Skip any picture you find and retype all the remaining lines exactly.

Code that draws figures
— Start —

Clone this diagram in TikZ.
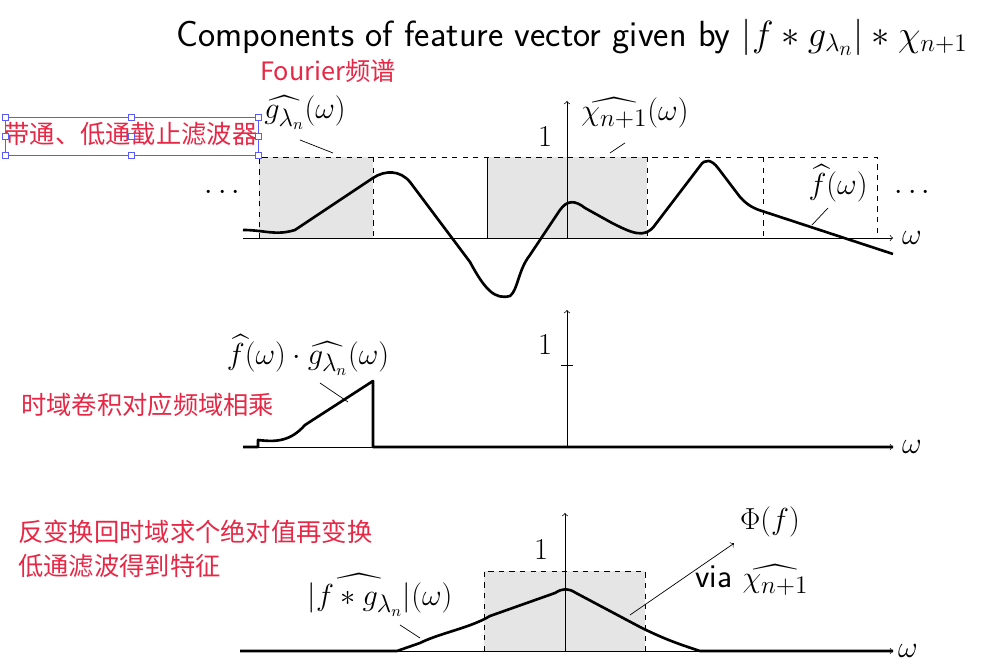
\documentclass[tikz,border=0pt]{standalone}
\usepackage{fontspec}
\usepackage{amsmath}
\newfontfamily\cjk{Noto Sans CJK SC}
\usetikzlibrary{calc}
\definecolor{notered}{RGB}{230,40,70}
\definecolor{boxblue}{RGB}{90,90,255}

\begin{document}
\begin{tikzpicture}[x=0.02cm, y=-0.02cm,
      axis/.style = {
        draw=black,
        thin,
        ->,
      },
      win/.style = {
        draw=black,
        dashed,
      },
      curve/.style = {
        draw=black,
        line width=1.5pt,
        line join=round,
      },
      lead/.style = {
        draw=black,
        thin,
      },
      note/.style = {
        text=notered,
        font=\cjk\Large,
        anchor=west,
      },
      lbl/.style = {
        font=\fontsize{19}{22}\selectfont,
      },
    ]
      \useasboundingbox (0,0) rectangle (992,671);
      \node[font=\sffamily\huge] (title) at (572,37)
        {Components of feature vector given by $|f*g_{\lambda_n}|*\chi_{n+1}$};
      \node[note, anchor=center] (fourier) at (328,71) {Fourier频谱};
      % top panel
      \fill[gray!20] (259,157) rectangle (373,238);
      \fill[gray!20] (487,157) rectangle (647,238);
      \draw[win] (259,238) -- (259,157) -- (877,157) -- (877,238);
      \foreach \x in {373,647,763}
        \draw[win] (\x,157) -- (\x,238);
      \draw (487,157) -- (487,238);
      \draw[axis] (243,238) -- (893,238);
      \draw[axis] (567,238) -- (567,101);
      \draw[curve] (243,230) .. controls (265,230) and (275,236) .. (295,230)
        -- (373,178) .. controls (385,170) and (400,170) .. (410,182)
        -- (470,262) .. controls (485,290) and (495,300) .. (510,296)
        .. controls (518,290) and (518,270) .. (530,255)
        -- (560,210) .. controls (567,200) and (575,200) .. (585,208)
        -- (612,223) .. controls (630,232) and (645,240) .. (655,225)
        -- (700,166) .. controls (705,158) and (712,160) .. (718,168)
        -- (740,197) .. controls (748,206) and (755,209) .. (765,212)
        -- (893,254);
      \node[lbl] (one) at (545,137) {$1$};
      \node[lbl] (glab) at (305,113) {$\widehat{g_{\lambda_n}}(\omega)$};
      \node[lbl] (chilab) at (635,113) {$\widehat{\chi_{n+1}}(\omega)$};
      \node[lbl] (flab) at (838,183) {$\widehat{f}(\omega)$};
      \draw[lead] (300,140) -- (333,153);
      \draw[lead] (625,143) -- (610,153);
      \draw[lead] (828,208) -- (812,225);
      \node[lbl] (ldots) at (225,193) {$\cdots$};
      \node[lbl] (rdots) at (915,193) {$\cdots$};
      \node[lbl] (w1) at (912,238) {$\omega$};
      \node[text=notered, font=\cjk\Large, inner sep=1pt] (filt) at (131,134) {带通、低通截止滤波器};
      \draw[boxblue, thin] (5,117) rectangle (258,155);
      \foreach \x in {5,131,258}
        \foreach \y in {117,136,155}
          \draw[boxblue, fill=white] (\x-3,\y-3) rectangle (\x+3,\y+3);
      % middle panel
      \draw[axis] (567,447) -- (567,310);
      \draw (561,365) -- (573,365);
      \draw[axis] (243,447) -- (893,447);
      \draw[curve] (243,447) -- (258,447) -- (258,440)
        .. controls (275,442) and (290,442) .. (305,425)
        -- (373,381) -- (373,447) -- (893,447);
      \node[lbl] (one2) at (545,345) {$1$};
      \node[lbl] (prodlab) at (308,355) {$\widehat{f}(\omega)\cdot\widehat{g_{\lambda_n}}(\omega)$};
      \draw[lead] (320,383) -- (348,402);
      \node[lbl] (w2) at (912,447) {$\omega$};
      \node[note] (conv) at (15,405) {时域卷积对应频域相乘};
      % bottom panel
      \fill[gray!20] (484,571) rectangle (645,651);
      \draw[win] (484,651) -- (484,571) -- (645,571) -- (645,651);
      \draw[axis] (565,651) -- (565,513);
      \draw[axis] (240,651) -- (893,651);
      \draw[curve] (240,651) -- (397,651) -- (420,643) .. controls (440,633) and (470,628) .. (490,616)
        -- (555,593) .. controls (563,588) and (568,588) .. (576,593)
        -- (640,627) .. controls (660,637) and (675,643) .. (700,651) -- (893,651);
      \node[lbl] (one3) at (541,550) {$1$};
      \node[lbl] (phi) at (770,522) {$\Phi(f)$};
      \node[lbl] (via) at (752,580) {\textsf{via} $\widehat{\chi_{n+1}}$};
      \coordinate (viastart) at (630,615);
      \draw[lead, ->] (viastart) -- (phi.south west);
      \node[lbl] (abslab) at (380,595) {$\widehat{|f*g_{\lambda_n}|}(\omega)$};
      \draw[lead] (400,625) -- (420,638);
      \node[lbl] (w3) at (908,651) {$\omega$};
      \node[note] (inv1) at (12,532) {反变换回时域求个绝对值再变换};
      \node[note] (inv2) at (12,566) {低通滤波得到特征};
\end{tikzpicture}
\end{document}
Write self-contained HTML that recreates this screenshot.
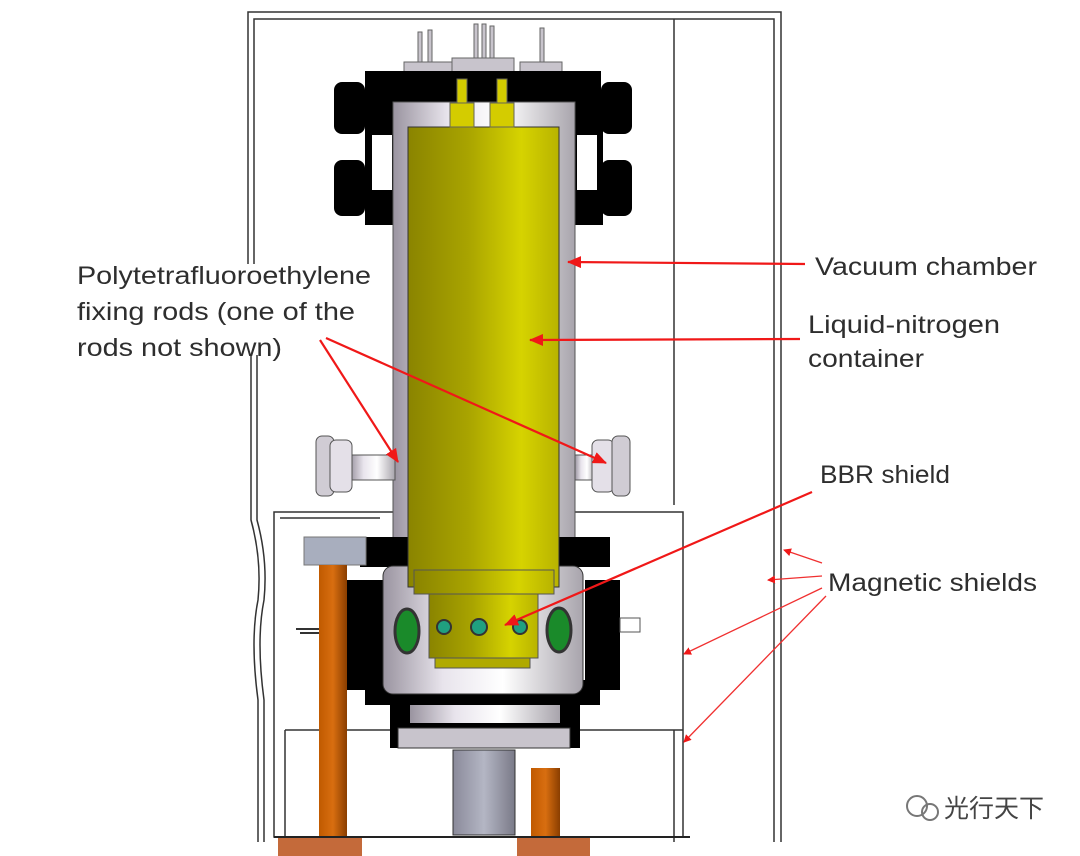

— End —

Solution to this problem =>
Clone this diagram in TikZ.
\documentclass[tikz,border=0pt]{standalone}
\usepackage{fontspec}
\usepackage{amsmath}
\newfontfamily\cjk{Noto Sans CJK SC}
\usetikzlibrary{calc}
\definecolor{notered}{RGB}{230,40,70}
\definecolor{boxblue}{RGB}{90,90,255}

\begin{document}
\begin{tikzpicture}[x=0.02cm, y=-0.02cm,
      axis/.style = {
        draw=black,
        thin,
        ->,
      },
      win/.style = {
        draw=black,
        dashed,
      },
      curve/.style = {
        draw=black,
        line width=1.5pt,
        line join=round,
      },
      lead/.style = {
        draw=black,
        thin,
      },
      note/.style = {
        text=notered,
        font=\cjk\Large,
        anchor=west,
      },
      lbl/.style = {
        font=\fontsize{19}{22}\selectfont,
      },
    ]
      \useasboundingbox (0,0) rectangle (992,671);
      \node[font=\sffamily\huge] (title) at (572,37)
        {Components of feature vector given by $|f*g_{\lambda_n}|*\chi_{n+1}$};
      \node[note, anchor=center] (fourier) at (328,71) {Fourier频谱};
      % top panel
      \fill[gray!20] (259,157) rectangle (373,238);
      \fill[gray!20] (487,157) rectangle (647,238);
      \draw[win] (259,238) -- (259,157) -- (877,157) -- (877,238);
      \foreach \x in {373,647,763}
        \draw[win] (\x,157) -- (\x,238);
      \draw (487,157) -- (487,238);
      \draw[axis] (243,238) -- (893,238);
      \draw[axis] (567,238) -- (567,101);
      \draw[curve] (243,230) .. controls (265,230) and (275,236) .. (295,230)
        -- (373,178) .. controls (385,170) and (400,170) .. (410,182)
        -- (470,262) .. controls (485,290) and (495,300) .. (510,296)
        .. controls (518,290) and (518,270) .. (530,255)
        -- (560,210) .. controls (567,200) and (575,200) .. (585,208)
        -- (612,223) .. controls (630,232) and (645,240) .. (655,225)
        -- (700,166) .. controls (705,158) and (712,160) .. (718,168)
        -- (740,197) .. controls (748,206) and (755,209) .. (765,212)
        -- (893,254);
      \node[lbl] (one) at (545,137) {$1$};
      \node[lbl] (glab) at (305,113) {$\widehat{g_{\lambda_n}}(\omega)$};
      \node[lbl] (chilab) at (635,113) {$\widehat{\chi_{n+1}}(\omega)$};
      \node[lbl] (flab) at (838,183) {$\widehat{f}(\omega)$};
      \draw[lead] (300,140) -- (333,153);
      \draw[lead] (625,143) -- (610,153);
      \draw[lead] (828,208) -- (812,225);
      \node[lbl] (ldots) at (225,193) {$\cdots$};
      \node[lbl] (rdots) at (915,193) {$\cdots$};
      \node[lbl] (w1) at (912,238) {$\omega$};
      \node[text=notered, font=\cjk\Large, inner sep=1pt] (filt) at (131,134) {带通、低通截止滤波器};
      \draw[boxblue, thin] (5,117) rectangle (258,155);
      \foreach \x in {5,131,258}
        \foreach \y in {117,136,155}
          \draw[boxblue, fill=white] (\x-3,\y-3) rectangle (\x+3,\y+3);
      % middle panel
      \draw[axis] (567,447) -- (567,310);
      \draw (561,365) -- (573,365);
      \draw[axis] (243,447) -- (893,447);
      \draw[curve] (243,447) -- (258,447) -- (258,440)
        .. controls (275,442) and (290,442) .. (305,425)
        -- (373,381) -- (373,447) -- (893,447);
      \node[lbl] (one2) at (545,345) {$1$};
      \node[lbl] (prodlab) at (308,355) {$\widehat{f}(\omega)\cdot\widehat{g_{\lambda_n}}(\omega)$};
      \draw[lead] (320,383) -- (348,402);
      \node[lbl] (w2) at (912,447) {$\omega$};
      \node[note] (conv) at (15,405) {时域卷积对应频域相乘};
      % bottom panel
      \fill[gray!20] (484,571) rectangle (645,651);
      \draw[win] (484,651) -- (484,571) -- (645,571) -- (645,651);
      \draw[axis] (565,651) -- (565,513);
      \draw[axis] (240,651) -- (893,651);
      \draw[curve] (240,651) -- (397,651) -- (420,643) .. controls (440,633) and (470,628) .. (490,616)
        -- (555,593) .. controls (563,588) and (568,588) .. (576,593)
        -- (640,627) .. controls (660,637) and (675,643) .. (700,651) -- (893,651);
      \node[lbl] (one3) at (541,550) {$1$};
      \node[lbl] (phi) at (770,522) {$\Phi(f)$};
      \node[lbl] (via) at (752,580) {\textsf{via} $\widehat{\chi_{n+1}}$};
      \coordinate (viastart) at (630,615);
      \draw[lead, ->] (viastart) -- (phi.south west);
      \node[lbl] (abslab) at (380,595) {$\widehat{|f*g_{\lambda_n}|}(\omega)$};
      \draw[lead] (400,625) -- (420,638);
      \node[lbl] (w3) at (908,651) {$\omega$};
      \node[note] (inv1) at (12,532) {反变换回时域求个绝对值再变换};
      \node[note] (inv2) at (12,566) {低通滤波得到特征};
\end{tikzpicture}
\end{document}
Write self-contained HTML that recreates this screenshot.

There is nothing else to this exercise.